There followed a familiar trope: “And if any causes are devised by the imagination, as indeed very many are, they are not put forward to convince anyone that they are true, but merely to provide a reliable basis for computation. However, since different hypotheses are sometimes offered for one and the same motion … the astronomer will take as his first choice that hypothesis which is the easiest to grasp. The philosopher will perhaps rather seek the semblance of the truth. But neither of them will understand or state anything certain, unless it has been divinely revealed to him.”

Some readers assumed these words to be Copernicus’s own.

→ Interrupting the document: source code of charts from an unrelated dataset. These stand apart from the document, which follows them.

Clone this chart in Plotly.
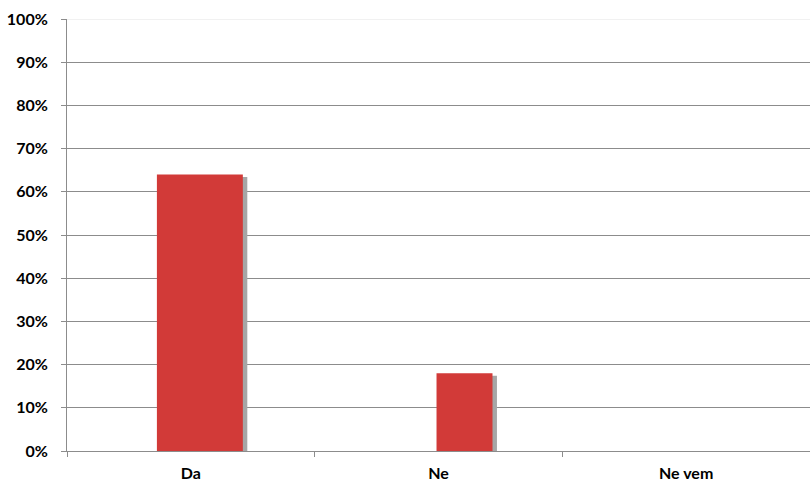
import plotly.graph_objects as go

categories = ["Da", "Ne", "Ne vem"]
values = [0.64, 0.18, 0.0]

# per-bar geometry (category units) as seen in the reference
bar_widths = [0.347, 0.226, 0.3]
bar_offsets = [-0.137, -0.008, -0.15]
shadow_shift = 0.018
shadow_drop = 0.006

tickfont = dict(family="Lato, Open Sans, sans-serif", size=16, color="#000000", weight="bold")

fig = go.Figure()
fig.add_trace(go.Bar(
    x=categories, y=[max(v - shadow_drop, 0) for v in values],
    width=bar_widths,
    offset=[o + shadow_shift for o in bar_offsets],
    marker=dict(color="#a6a6a6", line=dict(width=0)),
    hoverinfo="skip", showlegend=False,
))
fig.add_trace(go.Bar(
    x=categories, y=values,
    width=bar_widths,
    offset=bar_offsets,
    marker=dict(color="#d23a38", line=dict(width=0)),
    showlegend=False,
))

fig.update_layout(
    width=810, height=483,
    margin=dict(l=67, r=0, t=19, b=32),
    paper_bgcolor="white", plot_bgcolor="white",
    barmode="overlay",
    shapes=[dict(type="line", xref="paper", yref="y", x0=0, x1=1, y0=1, y1=1,
                 line=dict(color="#e4e4e4", width=1), layer="above")],
)
fig.update_yaxes(
    range=[0, 1], dtick=0.1, tickformat=".0%",
    showgrid=True, gridcolor="#8c8c8c", gridwidth=1,
    showline=True, linecolor="#8c8c8c", linewidth=1,
    ticks="outside", ticklen=5, tickcolor="#8c8c8c",
    ticklabelstandoff=10,
    tickfont=tickfont,
    zeroline=False, automargin=False,
)
fig.update_xaxes(
    type="category", range=[-0.5, 2.5],
    tickson="boundaries",
    showline=True, linecolor="#8c8c8c", linewidth=1,
    ticks="outside", ticklen=5, tickcolor="#8c8c8c",
    ticklabelstandoff=8,
    tickfont=tickfont,
    showgrid=False, automargin=False,
)

fig.write_html("out.html")
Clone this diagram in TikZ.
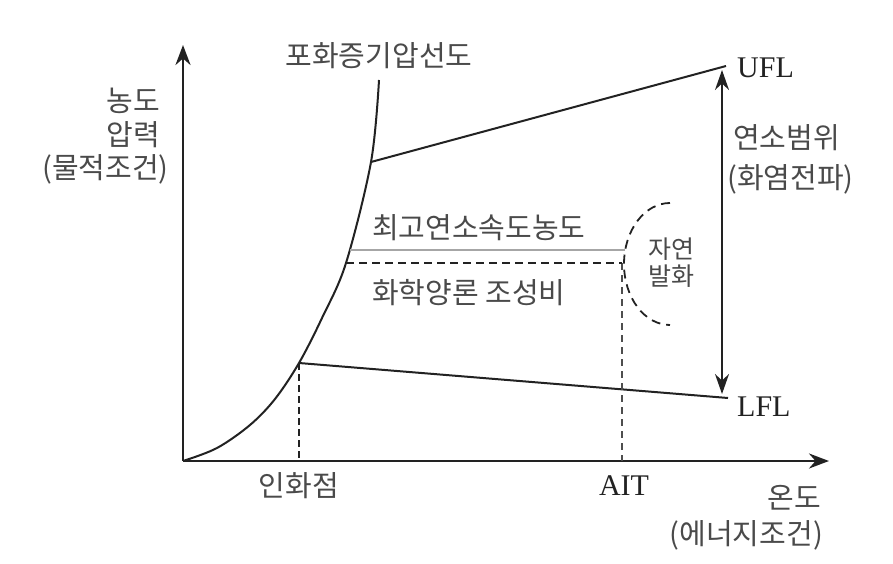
\documentclass[tikz,border=0pt]{standalone}
\usepackage{fontspec}
\setmainfont{Liberation Serif}
\newfontfamily\kr{Noto Sans CJK KR}
\usetikzlibrary{arrows.meta}
\definecolor{ink}{HTML}{222222}
\definecolor{txt}{HTML}{4A4A4A}
\tikzset{
  axis/.style={draw=ink,line width=2.8pt,-{Stealth[length=20pt,width=15pt]}},
  curveline/.style={draw=ink,line width=2pt},
  limline/.style={draw=ink,line width=2pt},
  krlab/.style={text=txt,font=\kr\fontsize{29}{34}\selectfont,inner sep=0pt},
  krsmall/.style={text=txt,font=\kr\fontsize{25}{29}\selectfont,inner sep=0pt,align=center},
  enlab/.style={text=ink,font=\fontsize{30}{34}\selectfont,inner sep=0pt},
  vdash/.style={draw=ink,line width=2pt,dash pattern=on 7pt off 4pt},
  aitdash/.style={draw=ink!80,line width=1.2pt,dash pattern=on 7pt off 5pt},
  hdash/.style={draw=ink,line width=1.5pt,dash pattern=on 8pt off 5pt},
  grayline/.style={draw=black!35,line width=1.4pt},
  rangearrow/.style={draw=ink,line width=2pt,{Stealth[length=20pt,width=14pt]}-{Stealth[length=20pt,width=14pt]}},
  arcdash/.style={draw=ink,line width=1.8pt,dash pattern=on 9pt off 6pt}
}
\begin{document}
\begin{tikzpicture}[x=1pt,y=-1pt]
\useasboundingbox (0,0) rectangle (893,564);
% key points
\coordinate (O) at (183,461);
\coordinate (ytip) at (183,45);
\coordinate (xtip) at (829,461);
\coordinate (F) at (299,363);
\coordinate (Fb) at (299,461);
\coordinate (U) at (371,162);
\coordinate (Utop) at (379,80);
\coordinate (UFLend) at (726,66);
\coordinate (LFLend) at (728,398);
\coordinate (AITb) at (622,461);
\coordinate (AITt) at (622,263);
\coordinate (S1) at (350,250);
\coordinate (S1e) at (625,250);
\coordinate (S2) at (346,263);
\coordinate (rTop) at (722,70);
\coordinate (rBot) at (722,394);
% axes
\draw[axis] (O) -- (ytip);
\draw[axis] (O) -- (xtip);
% saturation vapour pressure curve
\draw[curveline] plot[smooth,tension=0.55] coordinates {(183,461) (217,448) (250,425) (275,399) (299,363) (322,318) (346,263) (371,162) (379,80)};
% flammability limits
\draw[limline] (U) -- (UFLend);
\draw[limline] (F) -- (LFLend);
% dashed verticals
\draw[vdash] (F) -- (Fb);
\draw[aitdash] (AITt) -- (AITb);
% stoichiometric & max burning velocity
\draw[grayline] (S1) -- (S1e);
\draw[hdash] (S2) -- (AITt);
% range arrow
\draw[rangearrow] (rTop) -- (rBot);
% autoignition arc
\draw[arcdash] (670,203) arc[start angle=-90,end angle=-270,x radius=46,y radius=61];
% labels
\node[krlab,anchor=center] (satlab) at (379,56) {포화증기압선도};
\node[krlab,anchor=east] (ylab1) at (160,101) {농도};
\node[krlab,anchor=east] (ylab2) at (160,135) {압력};
\node[krlab,anchor=east] (ylab3) at (169,169) {(물적조건)};
\node[enlab,anchor=west] (ufl) at (737,68) {UFL};
\node[enlab,anchor=west] (lfl) at (737,407) {LFL};
\node[krlab,anchor=west] (rng1) at (733,138) {연소범위};
\node[krlab,anchor=west] (rng2) at (727,179) {(화염전파)};
\node[krlab,anchor=west] (maxv) at (372,228) {최고연소속도농도};
\node[krlab,anchor=west] (stoi) at (372,293) {화학양론 조성비};
\node[krsmall] (auto) at (671,263) {자연\\[-2pt]발화};
\node[krlab] (flash) at (299,486) {인화점};
\node[enlab] (ait) at (624,486) {AIT};
\node[krlab,anchor=east] (temp) at (821,498) {온도};
\node[krlab,anchor=east] (temp2) at (823,535) {(에너지조건)};
\end{tikzpicture}
\end{document}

Others recognized them as the voice of another, but were left to guess at its identity as they continued reading.

“Therefore alongside the ancient hypotheses, which are no more probable, let us permit these new hypotheses also to become known, especially since they are admirable as well as simple and bring with them a huge treasure of very skillful observations. So far as hypotheses are concerned, let no one expect anything certain from astronomy, which cannot furnish it, lest he accept as the truth ideas conceived for another purpose, and depart from this study a greater fool than when he entered it. Farewell.”

Although Copernicus himself had at last loosed his vision of “the composition of movements of the spheres of the world,” this anonymous preamble reduced his effort to the status of an interesting and worthy aid to calculation, wholly unrelated to reality.